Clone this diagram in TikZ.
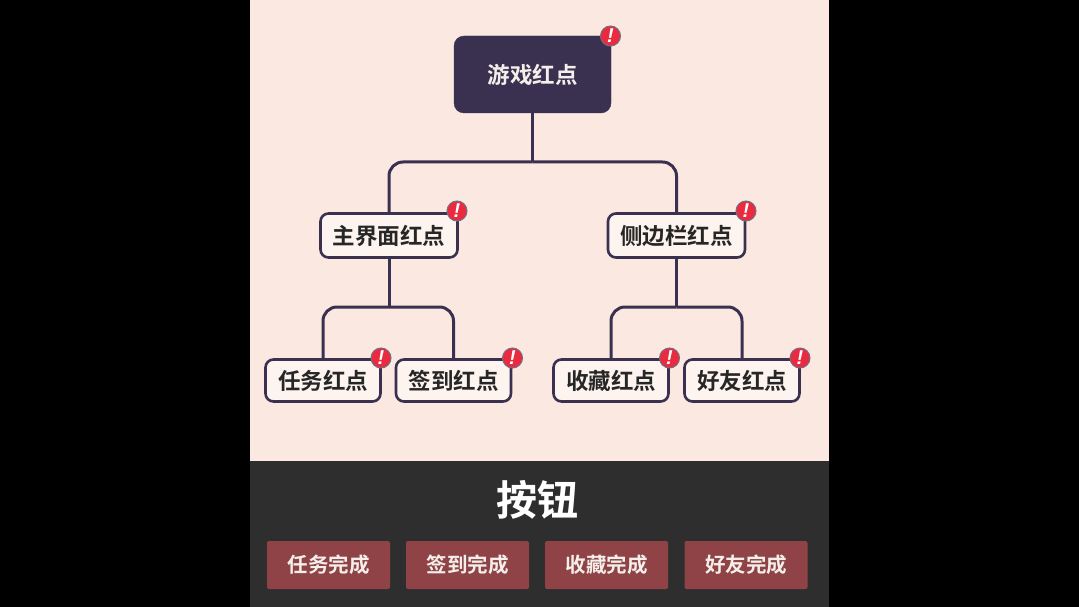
\documentclass[tikz,border=0pt]{standalone}
\usepackage{fontspec}
\usepackage{xcolor}
\usetikzlibrary{positioning}
\setmainfont{Noto Sans CJK SC}[BoldFont={Noto Sans CJK SC Bold}]
\newfontfamily\dotfont{Liberation Sans}
\definecolor{ink}{HTML}{3A3050}
\definecolor{paper}{HTML}{FBE8E0}
\definecolor{panel}{HTML}{2E2E2E}
\definecolor{btn}{HTML}{8F4346}
\definecolor{dot}{HTML}{EA2A3E}
\definecolor{soft}{HTML}{F4EFEA}

\begin{document}
\begin{tikzpicture}[x=1pt, y=-1pt,
      wire/.style={draw=ink, line width=3pt, rounded corners=14pt},
      rootbox/.style={rectangle, rounded corners=10pt, fill=ink, draw=ink, minimum width=157pt,
                  minimum height=77pt, inner sep=0pt, text=soft, font=\fontsize{22.5}{26}\selectfont\bfseries},
      midbox/.style={rectangle, rounded corners=8pt, fill=paper!50!white, draw=ink, line width=2.6pt,
                  minimum width=137pt, minimum height=44pt, inner sep=0pt, text=black!85,
                  font=\fontsize{22.5}{26}\selectfont\bfseries},
      leafbox/.style={midbox, minimum width=115pt, minimum height=42pt},
      btnbox/.style={rectangle, rounded corners=2pt, fill=btn, minimum width=123pt, minimum height=48pt,
                  inner sep=0pt, text=soft, font=\fontsize{20.5}{24}\selectfont\bfseries},
      badge/.style={circle, fill=dot, draw=ink!70, line width=1pt, minimum size=20pt, inner sep=0pt,
                  text=white, font=\dotfont\fontsize{20}{20}\selectfont\bfseries\itshape}]
      \useasboundingbox (0,0) rectangle (1079,607);
      \fill[black] (0,0) rectangle (1079,607);
      \fill[paper] (250,0) rectangle (829,461);
      \fill[panel] (250,461) rectangle (829,607);
      \coordinate (gamejoin) at (532.5,162);
      \coordinate (mainjoin) at (389,307);
      \coordinate (sidejoin) at (676.5,307);
      % tree
      \node[rootbox] (game) at (532.5,74.5) {游戏红点};
      \node[midbox] (main) at (389,235.5) {主界面红点};
      \node[midbox] (side) at (676.5,235.5) {侧边栏红点};
      \foreach \name/\x/\lab in {task/323/任务红点,sign/453.5/签到红点,fav/611/收藏红点,friend/742/好友红点}
        \node[leafbox] (\name) at (\x,380.5) {\lab};
      \draw[wire] (game.south) -- (gamejoin);
      \draw[wire] (gamejoin) -| (main.north);
      \draw[wire] (gamejoin) -| (side.north);
      \draw[wire] (main.south) -- (mainjoin);
      \draw[wire] (mainjoin) -| (task.north);
      \draw[wire] (mainjoin) -| (sign.north);
      \draw[wire] (side.south) -- (sidejoin);
      \draw[wire] (sidejoin) -| (fav.north);
      \draw[wire] (sidejoin) -| (friend.north);
      % red dots
      \foreach \name/\x/\y in {dgame/610.5/36,dmain/457/211,dside/746/211,dtask/381/358,dsign/512.5/358,dfav/669.5/358,dfriend/800/358}
        \node[badge] (\name) at (\x,\y) {!};
      % bottom panel
      \node[text=white, font=\fontsize{41}{46}\selectfont\bfseries] (title) at (537,500) {按钮};
      \foreach \name/\x/\lab in {btask/328.5/任务完成,bsign/467.5/签到完成,bfav/606.5/收藏完成,bfriend/746/好友完成}
        \node[btnbox] (\name) at (\x,565) {\lab};
\end{tikzpicture}
\end{document}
^^^^
Written request: Reproduce the whole listing exactly, but not the images in it.

Output of the exercise:
Clone this diagram in TikZ.
\documentclass[tikz,border=0pt]{standalone}
\usepackage{fontspec}
\usepackage{xcolor}
\usetikzlibrary{positioning}
\setmainfont{Noto Sans CJK SC}[BoldFont={Noto Sans CJK SC Bold}]
\newfontfamily\dotfont{Liberation Sans}
\definecolor{ink}{HTML}{3A3050}
\definecolor{paper}{HTML}{FBE8E0}
\definecolor{panel}{HTML}{2E2E2E}
\definecolor{btn}{HTML}{8F4346}
\definecolor{dot}{HTML}{EA2A3E}
\definecolor{soft}{HTML}{F4EFEA}

\begin{document}
\begin{tikzpicture}[x=1pt, y=-1pt,
      wire/.style={draw=ink, line width=3pt, rounded corners=14pt},
      rootbox/.style={rectangle, rounded corners=10pt, fill=ink, draw=ink, minimum width=157pt,
                  minimum height=77pt, inner sep=0pt, text=soft, font=\fontsize{22.5}{26}\selectfont\bfseries},
      midbox/.style={rectangle, rounded corners=8pt, fill=paper!50!white, draw=ink, line width=2.6pt,
                  minimum width=137pt, minimum height=44pt, inner sep=0pt, text=black!85,
                  font=\fontsize{22.5}{26}\selectfont\bfseries},
      leafbox/.style={midbox, minimum width=115pt, minimum height=42pt},
      btnbox/.style={rectangle, rounded corners=2pt, fill=btn, minimum width=123pt, minimum height=48pt,
                  inner sep=0pt, text=soft, font=\fontsize{20.5}{24}\selectfont\bfseries},
      badge/.style={circle, fill=dot, draw=ink!70, line width=1pt, minimum size=20pt, inner sep=0pt,
                  text=white, font=\dotfont\fontsize{20}{20}\selectfont\bfseries\itshape}]
      \useasboundingbox (0,0) rectangle (1079,607);
      \fill[black] (0,0) rectangle (1079,607);
      \fill[paper] (250,0) rectangle (829,461);
      \fill[panel] (250,461) rectangle (829,607);
      \coordinate (gamejoin) at (532.5,162);
      \coordinate (mainjoin) at (389,307);
      \coordinate (sidejoin) at (676.5,307);
      % tree
      \node[rootbox] (game) at (532.5,74.5) {游戏红点};
      \node[midbox] (main) at (389,235.5) {主界面红点};
      \node[midbox] (side) at (676.5,235.5) {侧边栏红点};
      \foreach \name/\x/\lab in {task/323/任务红点,sign/453.5/签到红点,fav/611/收藏红点,friend/742/好友红点}
        \node[leafbox] (\name) at (\x,380.5) {\lab};
      \draw[wire] (game.south) -- (gamejoin);
      \draw[wire] (gamejoin) -| (main.north);
      \draw[wire] (gamejoin) -| (side.north);
      \draw[wire] (main.south) -- (mainjoin);
      \draw[wire] (mainjoin) -| (task.north);
      \draw[wire] (mainjoin) -| (sign.north);
      \draw[wire] (side.south) -- (sidejoin);
      \draw[wire] (sidejoin) -| (fav.north);
      \draw[wire] (sidejoin) -| (friend.north);
      % red dots
      \foreach \name/\x/\y in {dgame/610.5/36,dmain/457/211,dside/746/211,dtask/381/358,dsign/512.5/358,dfav/669.5/358,dfriend/800/358}
        \node[badge] (\name) at (\x,\y) {!};
      % bottom panel
      \node[text=white, font=\fontsize{41}{46}\selectfont\bfseries] (title) at (537,500) {按钮};
      \foreach \name/\x/\lab in {btask/328.5/任务完成,bsign/467.5/签到完成,bfav/606.5/收藏完成,bfriend/746/好友完成}
        \node[btnbox] (\name) at (\x,565) {\lab};
\end{tikzpicture}
\end{document}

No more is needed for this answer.